-- start of Input for this task --

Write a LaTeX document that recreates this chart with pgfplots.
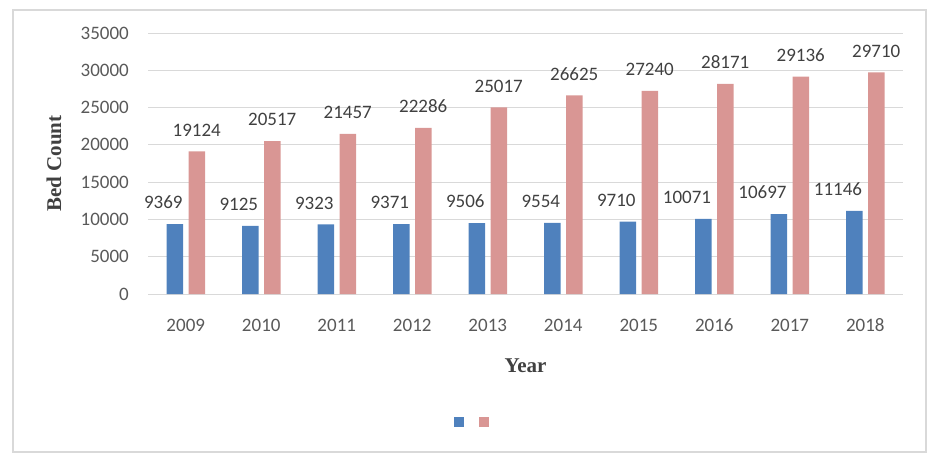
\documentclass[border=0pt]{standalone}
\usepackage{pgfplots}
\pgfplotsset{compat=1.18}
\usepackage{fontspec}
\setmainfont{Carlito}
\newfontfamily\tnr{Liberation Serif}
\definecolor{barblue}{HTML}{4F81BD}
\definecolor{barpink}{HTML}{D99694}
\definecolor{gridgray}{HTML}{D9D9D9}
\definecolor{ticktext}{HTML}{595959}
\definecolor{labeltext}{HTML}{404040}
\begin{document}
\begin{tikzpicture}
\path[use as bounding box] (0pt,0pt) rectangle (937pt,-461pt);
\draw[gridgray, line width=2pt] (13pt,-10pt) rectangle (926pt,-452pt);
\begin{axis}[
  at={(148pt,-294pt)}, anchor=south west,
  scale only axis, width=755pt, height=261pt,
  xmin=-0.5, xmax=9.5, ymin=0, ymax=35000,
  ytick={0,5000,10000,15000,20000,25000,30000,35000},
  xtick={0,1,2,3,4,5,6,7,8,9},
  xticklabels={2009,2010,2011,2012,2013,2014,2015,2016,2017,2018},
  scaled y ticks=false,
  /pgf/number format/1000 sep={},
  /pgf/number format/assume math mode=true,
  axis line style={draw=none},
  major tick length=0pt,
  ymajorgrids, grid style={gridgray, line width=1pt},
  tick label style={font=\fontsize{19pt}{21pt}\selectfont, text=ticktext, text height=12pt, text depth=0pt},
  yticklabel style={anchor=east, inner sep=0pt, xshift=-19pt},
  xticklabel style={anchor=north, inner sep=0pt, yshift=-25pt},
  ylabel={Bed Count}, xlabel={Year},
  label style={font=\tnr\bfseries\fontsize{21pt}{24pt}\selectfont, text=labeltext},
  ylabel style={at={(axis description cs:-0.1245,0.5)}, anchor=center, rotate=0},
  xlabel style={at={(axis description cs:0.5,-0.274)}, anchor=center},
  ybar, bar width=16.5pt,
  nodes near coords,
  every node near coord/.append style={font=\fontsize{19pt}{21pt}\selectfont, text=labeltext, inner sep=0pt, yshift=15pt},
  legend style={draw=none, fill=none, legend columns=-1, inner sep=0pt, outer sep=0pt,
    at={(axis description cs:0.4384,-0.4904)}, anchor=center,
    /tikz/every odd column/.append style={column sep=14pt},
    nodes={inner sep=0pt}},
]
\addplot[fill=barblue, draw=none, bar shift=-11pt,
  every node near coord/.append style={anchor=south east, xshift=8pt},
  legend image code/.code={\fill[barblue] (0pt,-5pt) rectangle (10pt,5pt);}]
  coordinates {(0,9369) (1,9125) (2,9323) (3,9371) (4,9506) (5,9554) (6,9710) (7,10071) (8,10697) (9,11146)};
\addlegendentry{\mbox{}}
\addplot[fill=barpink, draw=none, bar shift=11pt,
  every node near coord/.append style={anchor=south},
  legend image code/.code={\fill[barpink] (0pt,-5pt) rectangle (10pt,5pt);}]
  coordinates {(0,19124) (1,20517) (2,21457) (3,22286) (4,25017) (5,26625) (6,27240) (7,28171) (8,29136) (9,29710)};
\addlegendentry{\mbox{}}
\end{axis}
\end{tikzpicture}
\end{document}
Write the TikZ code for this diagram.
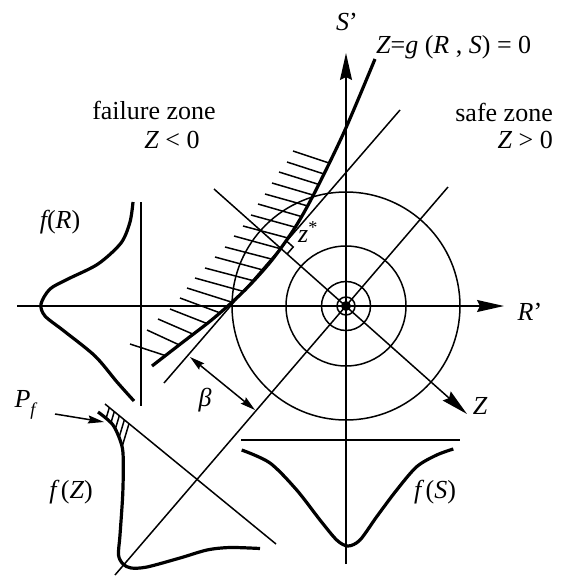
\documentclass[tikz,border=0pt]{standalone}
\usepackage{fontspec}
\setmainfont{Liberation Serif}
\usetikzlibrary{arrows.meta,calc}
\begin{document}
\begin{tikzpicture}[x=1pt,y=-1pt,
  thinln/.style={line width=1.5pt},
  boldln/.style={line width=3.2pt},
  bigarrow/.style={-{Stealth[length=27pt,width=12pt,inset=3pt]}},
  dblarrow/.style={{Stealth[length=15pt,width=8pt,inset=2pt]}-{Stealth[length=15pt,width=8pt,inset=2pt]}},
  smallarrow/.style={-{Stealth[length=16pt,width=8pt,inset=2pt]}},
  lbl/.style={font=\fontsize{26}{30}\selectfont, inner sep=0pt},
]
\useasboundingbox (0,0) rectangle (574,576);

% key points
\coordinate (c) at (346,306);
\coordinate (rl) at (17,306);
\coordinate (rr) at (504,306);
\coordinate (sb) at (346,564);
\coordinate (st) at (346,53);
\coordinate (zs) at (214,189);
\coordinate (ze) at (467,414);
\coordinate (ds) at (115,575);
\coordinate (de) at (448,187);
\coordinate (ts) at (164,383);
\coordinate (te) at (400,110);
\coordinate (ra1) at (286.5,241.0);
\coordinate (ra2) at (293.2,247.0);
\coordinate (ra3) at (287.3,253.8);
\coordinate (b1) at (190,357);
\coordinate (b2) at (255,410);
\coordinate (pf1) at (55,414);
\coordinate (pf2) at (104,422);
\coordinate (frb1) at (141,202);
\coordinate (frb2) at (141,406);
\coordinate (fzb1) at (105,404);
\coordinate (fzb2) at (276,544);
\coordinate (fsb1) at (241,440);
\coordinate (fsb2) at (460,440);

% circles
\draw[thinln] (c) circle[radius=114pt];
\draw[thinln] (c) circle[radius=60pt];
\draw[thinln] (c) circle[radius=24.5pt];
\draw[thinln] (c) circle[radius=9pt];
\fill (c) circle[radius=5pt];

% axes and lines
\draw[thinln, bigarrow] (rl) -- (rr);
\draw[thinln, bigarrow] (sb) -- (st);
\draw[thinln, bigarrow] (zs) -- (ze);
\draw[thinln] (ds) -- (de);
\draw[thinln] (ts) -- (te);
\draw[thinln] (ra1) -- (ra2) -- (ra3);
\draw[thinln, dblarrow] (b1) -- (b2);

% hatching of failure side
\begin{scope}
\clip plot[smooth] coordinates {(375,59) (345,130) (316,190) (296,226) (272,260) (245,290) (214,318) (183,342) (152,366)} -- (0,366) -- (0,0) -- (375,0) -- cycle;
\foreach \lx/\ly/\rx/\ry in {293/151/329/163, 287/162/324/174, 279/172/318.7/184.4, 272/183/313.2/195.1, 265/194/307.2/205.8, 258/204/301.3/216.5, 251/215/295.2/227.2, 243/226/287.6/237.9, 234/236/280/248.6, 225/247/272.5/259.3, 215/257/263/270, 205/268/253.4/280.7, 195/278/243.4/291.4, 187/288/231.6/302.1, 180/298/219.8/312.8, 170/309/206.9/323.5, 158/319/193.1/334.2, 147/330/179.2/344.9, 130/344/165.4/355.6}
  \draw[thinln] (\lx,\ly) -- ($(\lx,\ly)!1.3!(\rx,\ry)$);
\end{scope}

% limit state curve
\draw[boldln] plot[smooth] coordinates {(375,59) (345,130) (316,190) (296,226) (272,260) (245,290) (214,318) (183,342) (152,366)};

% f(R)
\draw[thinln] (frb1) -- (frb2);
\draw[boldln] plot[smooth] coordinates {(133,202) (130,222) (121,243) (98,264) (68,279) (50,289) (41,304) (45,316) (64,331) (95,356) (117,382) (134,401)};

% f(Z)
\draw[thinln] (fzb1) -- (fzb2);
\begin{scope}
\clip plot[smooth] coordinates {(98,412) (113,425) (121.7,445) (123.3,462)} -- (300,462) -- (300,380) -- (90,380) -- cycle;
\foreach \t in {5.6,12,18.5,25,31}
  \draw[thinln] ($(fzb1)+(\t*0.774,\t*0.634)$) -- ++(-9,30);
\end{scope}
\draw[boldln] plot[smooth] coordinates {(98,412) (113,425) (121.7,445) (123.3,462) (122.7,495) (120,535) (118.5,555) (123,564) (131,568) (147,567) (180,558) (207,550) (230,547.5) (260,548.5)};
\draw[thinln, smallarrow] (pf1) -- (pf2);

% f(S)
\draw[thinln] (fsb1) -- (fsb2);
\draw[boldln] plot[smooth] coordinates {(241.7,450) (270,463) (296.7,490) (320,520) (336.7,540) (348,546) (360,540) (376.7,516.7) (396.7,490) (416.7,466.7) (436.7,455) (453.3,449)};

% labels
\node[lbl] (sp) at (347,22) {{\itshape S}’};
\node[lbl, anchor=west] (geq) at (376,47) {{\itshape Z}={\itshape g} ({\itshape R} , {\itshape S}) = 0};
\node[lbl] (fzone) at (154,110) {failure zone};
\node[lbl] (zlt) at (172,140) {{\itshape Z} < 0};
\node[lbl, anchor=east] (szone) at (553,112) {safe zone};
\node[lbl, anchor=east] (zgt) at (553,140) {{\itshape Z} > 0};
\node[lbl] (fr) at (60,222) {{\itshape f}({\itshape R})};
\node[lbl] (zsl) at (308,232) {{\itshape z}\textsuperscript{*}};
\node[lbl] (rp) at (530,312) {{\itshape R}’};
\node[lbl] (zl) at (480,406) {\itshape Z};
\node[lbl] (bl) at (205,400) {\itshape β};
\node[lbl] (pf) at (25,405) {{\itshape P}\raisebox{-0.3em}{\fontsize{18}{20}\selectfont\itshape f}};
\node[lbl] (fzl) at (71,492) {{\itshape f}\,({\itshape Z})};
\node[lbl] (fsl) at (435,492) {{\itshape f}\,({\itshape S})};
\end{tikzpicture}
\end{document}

-- end of Input for this task --

Work instructions: Which lines in the data above contain "code"? Show each one.

Result for this task:
  legend image code/.code={\fill[barblue] (0pt,-5pt) rectangle (10pt,5pt);}]
  legend image code/.code={\fill[barpink] (0pt,-5pt) rectangle (10pt,5pt);}]
Write the TikZ code for this diagram.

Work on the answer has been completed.